[Collected data]
<<<<

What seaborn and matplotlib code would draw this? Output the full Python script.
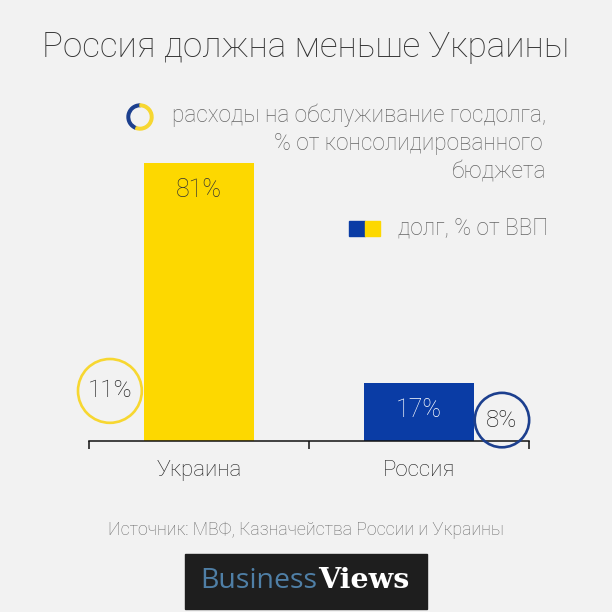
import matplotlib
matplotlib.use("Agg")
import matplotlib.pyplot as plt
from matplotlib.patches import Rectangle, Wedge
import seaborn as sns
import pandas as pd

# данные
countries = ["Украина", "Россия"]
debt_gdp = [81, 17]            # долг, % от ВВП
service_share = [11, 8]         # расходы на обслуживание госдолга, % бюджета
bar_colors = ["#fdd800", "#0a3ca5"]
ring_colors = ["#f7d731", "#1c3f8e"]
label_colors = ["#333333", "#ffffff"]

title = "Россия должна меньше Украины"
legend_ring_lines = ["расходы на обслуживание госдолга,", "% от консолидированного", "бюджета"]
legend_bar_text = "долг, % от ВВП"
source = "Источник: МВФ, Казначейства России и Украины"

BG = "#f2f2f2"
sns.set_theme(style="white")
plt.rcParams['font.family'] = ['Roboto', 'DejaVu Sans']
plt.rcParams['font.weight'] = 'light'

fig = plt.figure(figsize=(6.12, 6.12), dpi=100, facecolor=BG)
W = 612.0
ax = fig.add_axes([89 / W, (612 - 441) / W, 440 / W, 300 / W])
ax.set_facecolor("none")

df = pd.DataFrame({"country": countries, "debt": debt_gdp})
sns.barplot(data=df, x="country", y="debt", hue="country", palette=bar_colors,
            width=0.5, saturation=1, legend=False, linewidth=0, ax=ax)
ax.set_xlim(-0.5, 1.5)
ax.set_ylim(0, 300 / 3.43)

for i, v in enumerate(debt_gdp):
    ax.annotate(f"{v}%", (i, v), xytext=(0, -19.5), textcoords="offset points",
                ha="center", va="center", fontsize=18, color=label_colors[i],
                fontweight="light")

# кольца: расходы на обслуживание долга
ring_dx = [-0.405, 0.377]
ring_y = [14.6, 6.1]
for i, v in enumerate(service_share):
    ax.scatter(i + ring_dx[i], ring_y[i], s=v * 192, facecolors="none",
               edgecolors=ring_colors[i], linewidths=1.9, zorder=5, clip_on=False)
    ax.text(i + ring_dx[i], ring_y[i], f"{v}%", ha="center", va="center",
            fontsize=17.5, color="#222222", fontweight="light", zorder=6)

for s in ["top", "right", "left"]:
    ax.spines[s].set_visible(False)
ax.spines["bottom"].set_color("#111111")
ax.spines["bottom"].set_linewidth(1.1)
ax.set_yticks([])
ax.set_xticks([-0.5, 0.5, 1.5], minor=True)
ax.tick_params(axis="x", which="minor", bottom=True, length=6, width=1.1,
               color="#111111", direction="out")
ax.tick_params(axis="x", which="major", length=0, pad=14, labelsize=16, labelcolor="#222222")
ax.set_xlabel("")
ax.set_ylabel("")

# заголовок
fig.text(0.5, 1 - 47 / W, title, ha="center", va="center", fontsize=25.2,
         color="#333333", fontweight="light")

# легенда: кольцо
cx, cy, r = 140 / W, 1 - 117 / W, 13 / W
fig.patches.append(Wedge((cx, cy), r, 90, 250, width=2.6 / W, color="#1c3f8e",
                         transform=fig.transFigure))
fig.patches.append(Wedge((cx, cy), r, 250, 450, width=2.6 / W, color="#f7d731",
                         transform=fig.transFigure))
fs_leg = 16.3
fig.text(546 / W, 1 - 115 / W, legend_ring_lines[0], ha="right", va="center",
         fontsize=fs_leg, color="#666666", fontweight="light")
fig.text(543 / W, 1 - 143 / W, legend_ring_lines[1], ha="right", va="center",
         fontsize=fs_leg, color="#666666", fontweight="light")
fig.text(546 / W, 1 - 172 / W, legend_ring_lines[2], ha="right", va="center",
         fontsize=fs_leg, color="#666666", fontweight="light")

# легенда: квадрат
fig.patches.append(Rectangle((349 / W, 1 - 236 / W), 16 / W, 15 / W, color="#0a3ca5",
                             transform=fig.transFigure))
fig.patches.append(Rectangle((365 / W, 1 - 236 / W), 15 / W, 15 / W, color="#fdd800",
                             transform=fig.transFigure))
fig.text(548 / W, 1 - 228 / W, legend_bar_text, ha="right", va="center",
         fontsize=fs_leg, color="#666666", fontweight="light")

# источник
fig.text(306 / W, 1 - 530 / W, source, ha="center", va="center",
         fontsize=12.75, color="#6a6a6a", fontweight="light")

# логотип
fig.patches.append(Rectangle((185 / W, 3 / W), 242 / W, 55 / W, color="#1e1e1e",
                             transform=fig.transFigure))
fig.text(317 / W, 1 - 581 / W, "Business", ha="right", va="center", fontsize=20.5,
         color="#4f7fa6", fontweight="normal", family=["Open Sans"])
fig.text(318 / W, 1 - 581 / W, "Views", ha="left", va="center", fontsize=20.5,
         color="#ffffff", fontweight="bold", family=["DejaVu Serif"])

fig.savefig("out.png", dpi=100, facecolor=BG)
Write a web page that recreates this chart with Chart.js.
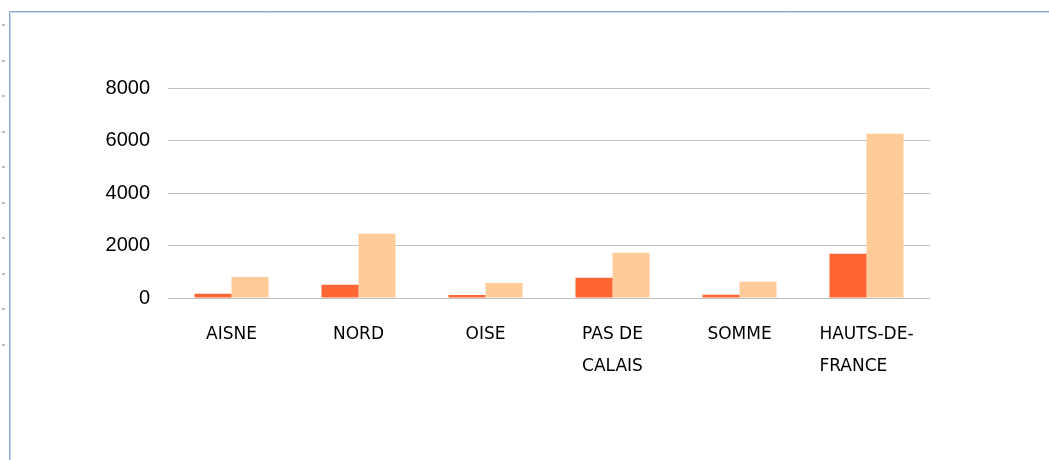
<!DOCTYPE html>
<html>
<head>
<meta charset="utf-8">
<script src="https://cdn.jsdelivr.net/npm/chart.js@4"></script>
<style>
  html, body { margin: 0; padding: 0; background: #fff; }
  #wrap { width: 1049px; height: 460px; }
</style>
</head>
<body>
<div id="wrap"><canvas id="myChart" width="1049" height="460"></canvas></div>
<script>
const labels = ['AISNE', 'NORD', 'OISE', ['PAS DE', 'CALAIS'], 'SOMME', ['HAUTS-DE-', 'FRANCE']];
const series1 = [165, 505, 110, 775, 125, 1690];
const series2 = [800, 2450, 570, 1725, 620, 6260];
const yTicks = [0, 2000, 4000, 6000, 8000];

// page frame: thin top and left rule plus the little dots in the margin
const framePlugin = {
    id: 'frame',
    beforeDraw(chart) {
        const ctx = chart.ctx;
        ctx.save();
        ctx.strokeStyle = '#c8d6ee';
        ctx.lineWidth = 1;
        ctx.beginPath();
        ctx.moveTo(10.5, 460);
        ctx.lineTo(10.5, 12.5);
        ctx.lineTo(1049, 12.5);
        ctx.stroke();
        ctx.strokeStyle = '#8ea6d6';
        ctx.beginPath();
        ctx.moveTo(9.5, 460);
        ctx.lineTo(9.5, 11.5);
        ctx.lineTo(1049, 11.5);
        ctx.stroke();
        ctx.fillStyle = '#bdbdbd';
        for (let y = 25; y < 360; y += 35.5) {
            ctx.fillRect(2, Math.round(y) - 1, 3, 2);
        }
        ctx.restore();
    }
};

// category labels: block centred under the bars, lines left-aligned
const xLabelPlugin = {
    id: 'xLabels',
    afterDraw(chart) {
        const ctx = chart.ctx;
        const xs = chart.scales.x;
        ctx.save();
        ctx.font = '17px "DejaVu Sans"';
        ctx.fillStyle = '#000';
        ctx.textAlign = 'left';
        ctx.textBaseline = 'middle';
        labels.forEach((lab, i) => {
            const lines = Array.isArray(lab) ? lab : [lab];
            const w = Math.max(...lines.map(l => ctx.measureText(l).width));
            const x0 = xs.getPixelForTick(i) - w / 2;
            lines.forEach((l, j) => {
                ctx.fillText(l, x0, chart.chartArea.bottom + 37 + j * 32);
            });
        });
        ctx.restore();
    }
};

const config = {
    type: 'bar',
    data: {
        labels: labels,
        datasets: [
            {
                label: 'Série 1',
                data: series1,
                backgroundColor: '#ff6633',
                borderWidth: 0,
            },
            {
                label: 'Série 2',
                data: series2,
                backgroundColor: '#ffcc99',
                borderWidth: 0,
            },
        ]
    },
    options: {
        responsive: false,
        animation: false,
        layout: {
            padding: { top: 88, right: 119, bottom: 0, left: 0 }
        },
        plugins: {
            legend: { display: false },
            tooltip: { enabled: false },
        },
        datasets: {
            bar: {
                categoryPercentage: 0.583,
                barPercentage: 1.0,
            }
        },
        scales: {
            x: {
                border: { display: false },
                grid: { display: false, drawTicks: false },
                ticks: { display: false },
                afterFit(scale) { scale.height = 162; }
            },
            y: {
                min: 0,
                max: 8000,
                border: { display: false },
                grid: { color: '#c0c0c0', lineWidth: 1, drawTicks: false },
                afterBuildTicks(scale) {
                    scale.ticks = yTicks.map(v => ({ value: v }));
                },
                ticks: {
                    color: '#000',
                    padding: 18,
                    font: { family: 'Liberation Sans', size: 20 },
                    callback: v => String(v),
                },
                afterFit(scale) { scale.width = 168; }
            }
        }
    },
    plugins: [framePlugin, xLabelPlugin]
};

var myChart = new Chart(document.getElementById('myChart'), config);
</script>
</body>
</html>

>>>>

[Exercise requirements]
Up in the listing, locate the line with "Write a web"; print it and every line after it down to the line with "const yTicks = [0, 2000, 4000, 6000, 8000];", which is included too. Skip the pictures.

[Result of the exercise]
Write a web page that recreates this chart with Chart.js.
<!DOCTYPE html>
<html>
<head>
<meta charset="utf-8">
<script src="https://cdn.jsdelivr.net/npm/chart.js@4"></script>
<style>
  html, body { margin: 0; padding: 0; background: #fff; }
  #wrap { width: 1049px; height: 460px; }
</style>
</head>
<body>
<div id="wrap"><canvas id="myChart" width="1049" height="460"></canvas></div>
<script>
const labels = ['AISNE', 'NORD', 'OISE', ['PAS DE', 'CALAIS'], 'SOMME', ['HAUTS-DE-', 'FRANCE']];
const series1 = [165, 505, 110, 775, 125, 1690];
const series2 = [800, 2450, 570, 1725, 620, 6260];
const yTicks = [0, 2000, 4000, 6000, 8000];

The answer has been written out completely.